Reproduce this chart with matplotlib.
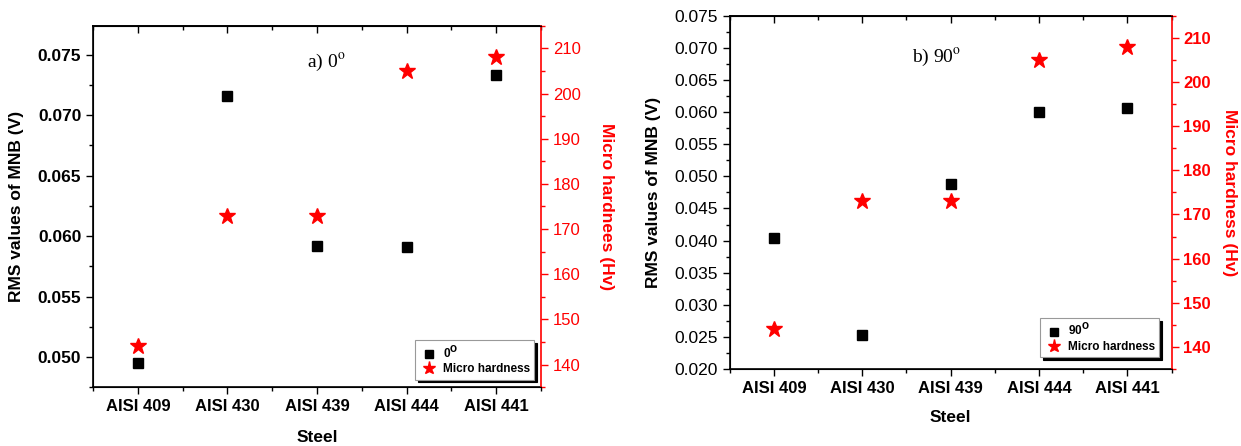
* * *
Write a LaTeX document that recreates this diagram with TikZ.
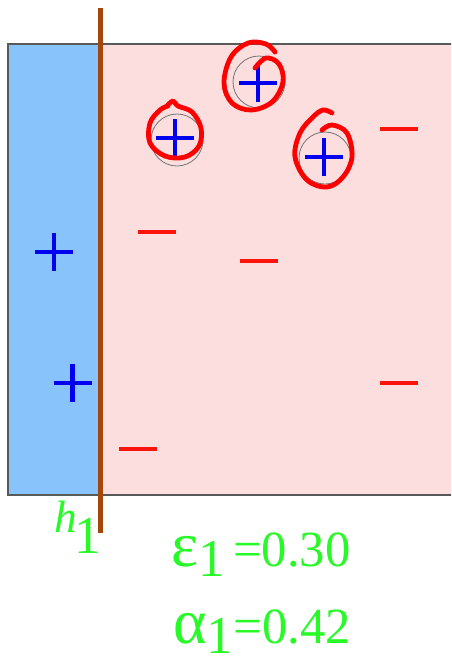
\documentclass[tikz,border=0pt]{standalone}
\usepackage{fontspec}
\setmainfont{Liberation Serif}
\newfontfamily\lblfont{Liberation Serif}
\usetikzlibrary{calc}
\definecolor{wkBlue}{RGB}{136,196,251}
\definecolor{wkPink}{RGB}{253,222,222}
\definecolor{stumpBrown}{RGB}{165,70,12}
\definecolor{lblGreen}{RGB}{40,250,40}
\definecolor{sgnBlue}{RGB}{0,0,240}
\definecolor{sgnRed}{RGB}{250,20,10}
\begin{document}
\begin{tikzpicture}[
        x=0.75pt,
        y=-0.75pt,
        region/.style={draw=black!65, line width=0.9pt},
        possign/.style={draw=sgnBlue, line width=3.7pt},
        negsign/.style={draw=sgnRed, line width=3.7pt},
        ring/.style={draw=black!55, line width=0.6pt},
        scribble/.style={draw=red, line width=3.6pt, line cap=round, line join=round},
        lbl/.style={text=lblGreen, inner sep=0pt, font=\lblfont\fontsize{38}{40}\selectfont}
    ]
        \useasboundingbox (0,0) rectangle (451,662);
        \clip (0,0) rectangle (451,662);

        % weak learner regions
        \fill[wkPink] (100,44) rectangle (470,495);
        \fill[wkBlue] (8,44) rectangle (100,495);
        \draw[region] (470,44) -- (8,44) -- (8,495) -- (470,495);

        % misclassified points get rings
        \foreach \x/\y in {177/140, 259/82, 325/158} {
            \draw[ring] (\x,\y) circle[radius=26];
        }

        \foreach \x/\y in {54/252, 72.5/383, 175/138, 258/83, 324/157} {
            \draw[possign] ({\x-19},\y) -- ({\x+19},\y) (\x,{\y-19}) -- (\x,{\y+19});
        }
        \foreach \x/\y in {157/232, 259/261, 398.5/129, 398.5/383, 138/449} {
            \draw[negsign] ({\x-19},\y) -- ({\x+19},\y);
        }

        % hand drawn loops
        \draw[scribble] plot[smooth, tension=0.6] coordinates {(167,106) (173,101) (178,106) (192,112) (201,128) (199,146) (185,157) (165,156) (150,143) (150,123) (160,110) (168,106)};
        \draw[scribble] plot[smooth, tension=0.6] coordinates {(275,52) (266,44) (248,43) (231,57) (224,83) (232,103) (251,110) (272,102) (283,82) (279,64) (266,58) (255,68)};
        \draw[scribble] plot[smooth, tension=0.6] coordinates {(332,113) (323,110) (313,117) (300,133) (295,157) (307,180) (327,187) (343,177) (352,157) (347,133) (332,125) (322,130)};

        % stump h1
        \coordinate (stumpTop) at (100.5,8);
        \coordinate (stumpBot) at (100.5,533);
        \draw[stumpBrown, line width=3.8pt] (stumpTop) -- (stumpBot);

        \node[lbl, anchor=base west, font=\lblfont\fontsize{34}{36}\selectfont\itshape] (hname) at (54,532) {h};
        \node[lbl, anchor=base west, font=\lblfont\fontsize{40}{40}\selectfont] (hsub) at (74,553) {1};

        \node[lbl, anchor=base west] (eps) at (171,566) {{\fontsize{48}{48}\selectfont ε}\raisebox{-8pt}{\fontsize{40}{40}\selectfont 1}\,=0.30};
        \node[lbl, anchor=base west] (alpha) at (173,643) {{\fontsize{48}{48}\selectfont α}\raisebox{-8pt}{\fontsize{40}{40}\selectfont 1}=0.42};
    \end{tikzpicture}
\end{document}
---
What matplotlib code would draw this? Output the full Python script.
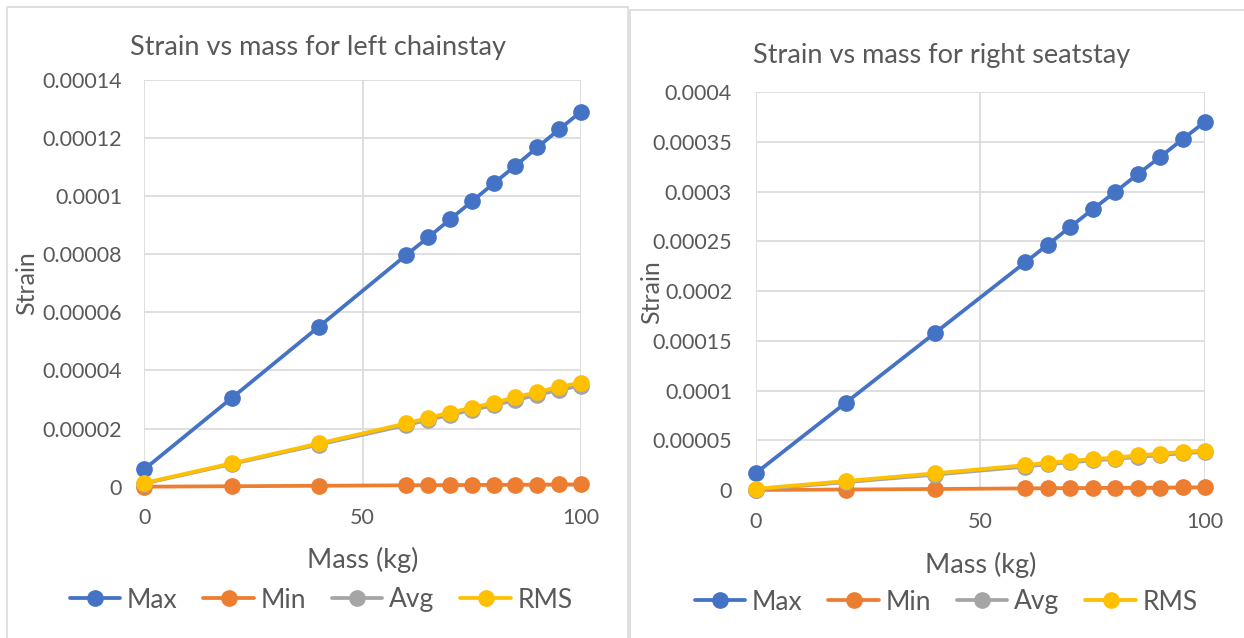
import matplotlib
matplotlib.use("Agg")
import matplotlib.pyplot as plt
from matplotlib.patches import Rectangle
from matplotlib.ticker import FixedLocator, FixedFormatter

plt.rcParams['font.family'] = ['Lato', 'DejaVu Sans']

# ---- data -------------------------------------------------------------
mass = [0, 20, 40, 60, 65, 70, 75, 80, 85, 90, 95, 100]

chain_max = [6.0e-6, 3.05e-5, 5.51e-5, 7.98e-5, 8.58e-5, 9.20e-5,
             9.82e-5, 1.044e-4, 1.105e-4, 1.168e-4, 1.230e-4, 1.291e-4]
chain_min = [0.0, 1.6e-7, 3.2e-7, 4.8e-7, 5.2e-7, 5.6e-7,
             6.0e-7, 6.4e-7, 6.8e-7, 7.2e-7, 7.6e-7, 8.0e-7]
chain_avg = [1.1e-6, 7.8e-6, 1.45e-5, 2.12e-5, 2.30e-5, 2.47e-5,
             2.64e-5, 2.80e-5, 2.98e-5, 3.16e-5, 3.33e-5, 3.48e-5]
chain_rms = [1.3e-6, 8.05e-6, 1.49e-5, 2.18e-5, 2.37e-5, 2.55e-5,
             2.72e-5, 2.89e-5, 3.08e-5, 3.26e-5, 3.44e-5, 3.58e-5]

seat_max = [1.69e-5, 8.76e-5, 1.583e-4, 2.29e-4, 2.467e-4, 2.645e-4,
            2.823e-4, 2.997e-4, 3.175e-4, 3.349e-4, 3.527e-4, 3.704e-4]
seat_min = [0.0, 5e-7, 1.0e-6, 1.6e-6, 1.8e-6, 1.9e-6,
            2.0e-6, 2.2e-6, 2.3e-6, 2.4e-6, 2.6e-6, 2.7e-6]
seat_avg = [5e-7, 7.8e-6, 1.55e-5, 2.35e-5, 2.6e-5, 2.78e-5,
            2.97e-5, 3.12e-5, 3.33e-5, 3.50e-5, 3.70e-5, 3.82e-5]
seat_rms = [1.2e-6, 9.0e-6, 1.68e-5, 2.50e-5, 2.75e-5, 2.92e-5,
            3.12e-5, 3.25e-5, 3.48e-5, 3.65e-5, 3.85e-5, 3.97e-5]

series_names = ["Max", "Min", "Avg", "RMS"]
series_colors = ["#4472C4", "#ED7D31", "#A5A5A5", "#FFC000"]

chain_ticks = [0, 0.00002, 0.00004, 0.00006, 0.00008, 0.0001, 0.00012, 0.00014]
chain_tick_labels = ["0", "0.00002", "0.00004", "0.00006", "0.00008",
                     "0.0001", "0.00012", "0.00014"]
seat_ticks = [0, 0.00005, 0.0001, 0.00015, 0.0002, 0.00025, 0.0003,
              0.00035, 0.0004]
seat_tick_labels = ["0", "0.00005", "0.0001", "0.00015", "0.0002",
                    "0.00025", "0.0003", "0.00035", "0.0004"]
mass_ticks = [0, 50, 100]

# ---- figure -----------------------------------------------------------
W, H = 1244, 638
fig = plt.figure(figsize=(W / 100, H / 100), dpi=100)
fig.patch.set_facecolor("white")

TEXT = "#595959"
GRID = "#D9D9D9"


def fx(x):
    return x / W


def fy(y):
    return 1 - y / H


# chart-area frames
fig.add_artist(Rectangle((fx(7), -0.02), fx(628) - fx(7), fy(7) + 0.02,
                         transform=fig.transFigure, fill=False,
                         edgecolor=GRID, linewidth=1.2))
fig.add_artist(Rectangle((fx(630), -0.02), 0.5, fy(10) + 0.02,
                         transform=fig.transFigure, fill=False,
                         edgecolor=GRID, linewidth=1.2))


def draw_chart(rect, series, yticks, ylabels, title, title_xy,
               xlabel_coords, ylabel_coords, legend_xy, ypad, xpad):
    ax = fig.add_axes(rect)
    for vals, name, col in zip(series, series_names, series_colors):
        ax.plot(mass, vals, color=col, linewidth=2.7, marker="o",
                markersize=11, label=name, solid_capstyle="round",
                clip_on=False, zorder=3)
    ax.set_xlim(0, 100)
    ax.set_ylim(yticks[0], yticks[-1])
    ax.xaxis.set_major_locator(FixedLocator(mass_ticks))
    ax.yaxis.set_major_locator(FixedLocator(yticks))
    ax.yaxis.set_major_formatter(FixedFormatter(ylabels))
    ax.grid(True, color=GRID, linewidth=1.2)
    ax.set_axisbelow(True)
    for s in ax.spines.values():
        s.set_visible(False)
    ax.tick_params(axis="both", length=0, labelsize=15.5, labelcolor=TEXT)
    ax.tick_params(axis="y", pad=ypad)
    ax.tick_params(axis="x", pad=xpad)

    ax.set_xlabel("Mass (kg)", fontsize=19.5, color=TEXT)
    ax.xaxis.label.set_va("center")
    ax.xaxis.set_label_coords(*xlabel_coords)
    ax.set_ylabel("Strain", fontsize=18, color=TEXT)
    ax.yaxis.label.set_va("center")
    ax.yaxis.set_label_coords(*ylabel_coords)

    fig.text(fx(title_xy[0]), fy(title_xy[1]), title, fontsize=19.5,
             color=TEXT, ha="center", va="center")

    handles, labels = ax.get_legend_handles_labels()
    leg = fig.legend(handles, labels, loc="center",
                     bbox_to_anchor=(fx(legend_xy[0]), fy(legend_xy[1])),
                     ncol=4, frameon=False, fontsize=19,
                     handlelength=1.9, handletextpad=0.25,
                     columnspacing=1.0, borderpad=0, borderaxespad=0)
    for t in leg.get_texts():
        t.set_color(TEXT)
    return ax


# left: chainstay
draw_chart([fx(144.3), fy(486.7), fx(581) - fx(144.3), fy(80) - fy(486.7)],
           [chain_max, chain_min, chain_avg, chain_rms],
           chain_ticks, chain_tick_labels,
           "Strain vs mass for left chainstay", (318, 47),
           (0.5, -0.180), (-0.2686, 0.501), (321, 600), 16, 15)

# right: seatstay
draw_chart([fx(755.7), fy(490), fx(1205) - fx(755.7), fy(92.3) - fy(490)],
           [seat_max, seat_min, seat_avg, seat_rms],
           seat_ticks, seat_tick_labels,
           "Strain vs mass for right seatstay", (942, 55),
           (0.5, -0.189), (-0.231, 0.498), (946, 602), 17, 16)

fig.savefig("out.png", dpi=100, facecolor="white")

Exercise task:
Tell how many lines in the records above contain "this", giving the number and no other words.

Solution:
3